Degree: Double Major in Statistical Sciences and Chemistry
Career: Data Strategist at Scotiabank Digital Factory
Since completing her degree with a double major in Statistical Sciences and Chemistry, Janice is working as a Data Manager at Scotiabank.
What is there not to like [about UofT’s Statistics program]? [...] Anytime I had a question, I knew that I could answer it myself based on what I learned from the program.
UofT Statistical Sciences: What does your workday usually look like?
As a digital analyst, I get to be part of the initial planning of campaigns through to the optimization process when the marketing campaign is live.
What I really like about my job is transforming data into insights that guides strategy of planning a campaign to ensure that we’re reaching the right customers. I also build systems that automate the data flow so we know in real time what is happening. The digital landscape provides a water hose of data. There’s so much data to work with. So, that’s where I come in.
For example, if a client wants to know how to reach a certain type of audience, I offer guidance on what types of data they should invest in or how that information can be derived by utilizing an existing data set. For example, if it’s a remarketing campaign, I would need to develop a tagging strategy to track website visits. This enables us to see the types of people who are interested in the brand so we can target them with our campaigns.
At the end of the campaign, I perform a full analysis of performance: figuring out how we can improve our systems, our key takeaways and if we have reached our goals.
Some of the projects I worked on involved forecasting which requires more advanced statistical skills. I’m finding that a lot of businesses are moving in that direction and are looking for people with this type of data science skill set.
What motivates you to do what you do?
It’s the opportunity to offer new solutions to research. As a Data Strategist, we are the first to have access to any data that gets created. It’s like being a fashion designer and having access to the newest textiles in the market. It’s really interesting to figure out how to process and mine the data, and figure out a way to use it.
Learning the fundamental theories and understanding the math will help you develop your thinking. That, combined with an eagerness to learn, sets you up for success in solving any problem.
How did you become interested in Statistical Sciences?
What I was really good at was analytical chemistry so that kind of opened the door to statistics. What I thought was, if you’re good at it, why not give it a try?

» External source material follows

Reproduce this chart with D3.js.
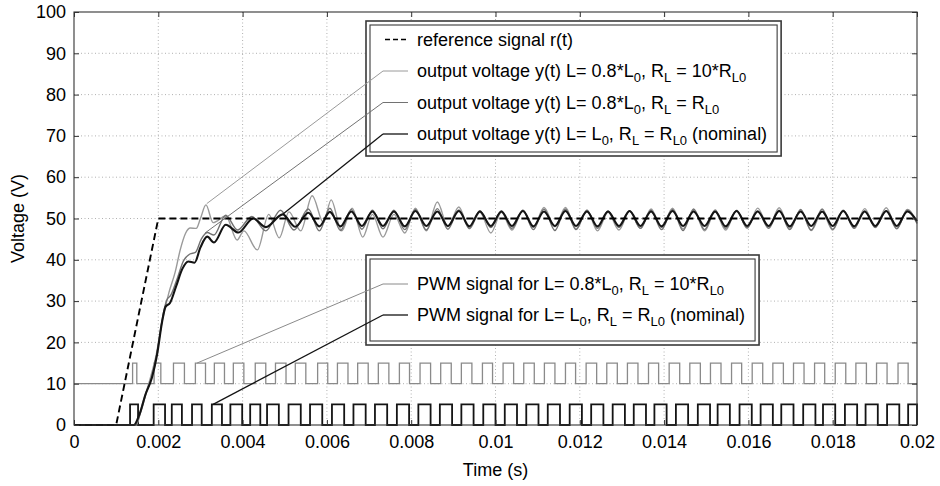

What specifically did you like about the statistics program at U of T?
What is there not to like? I love the fact that we had to learn coding. In the first year we had to take a computer science course that had nothing to do with statistics. It was where we got to learn Python. I had a lot of fun with problem solving and gained experience from doing the assignments.
What sets your research apart is your curiosity, which will guide you through the analysis and motivate you to overcome any challenges you come across. Anytime I had a question, I knew that I could answer it myself based on what I learned from the program.
Towards the end of my program, I took a Statistics collaboration course (STA490Y1), where I collaborated with a graduate student on a research project. It was a lot of fun working as a statistician in a research group, finding solutions to messy data and building a predictive model. That was a great learning experience for me and I will always recommend it.
Are there any lessons you’ve learned during your studies that are still valuable to you in your career today?
What I liked about my education at U of T is that I was able to build a solid theoretical understanding of statistics. Learning the fundamental theories and understanding the math will help you develop your thinking. That, combined with an eagerness to learn, sets you up for success in solving any problem. And who would have thought that taking a coding course would be so valuable in today’s job market?
Do you have any advice for students trying to kick-start their career after coming out of this program?
Just keep learning and building your skill set. And don’t be afraid to take some time off to think about what you want because, once you get your first job and a company that sees your value, it’s only going to go up and it’s going to go up really fast. After I finished my first internship, I didn’t have to apply for any other job, companies reached out.
What do you do outside of work, and how do you balance work with personal life?
Outside of work, I go to the gym, I paint, and sew. My job can be stressful, so working out helps train my brain to think and to be focused on one thing versus being scatter-brained with all the data details of my current project.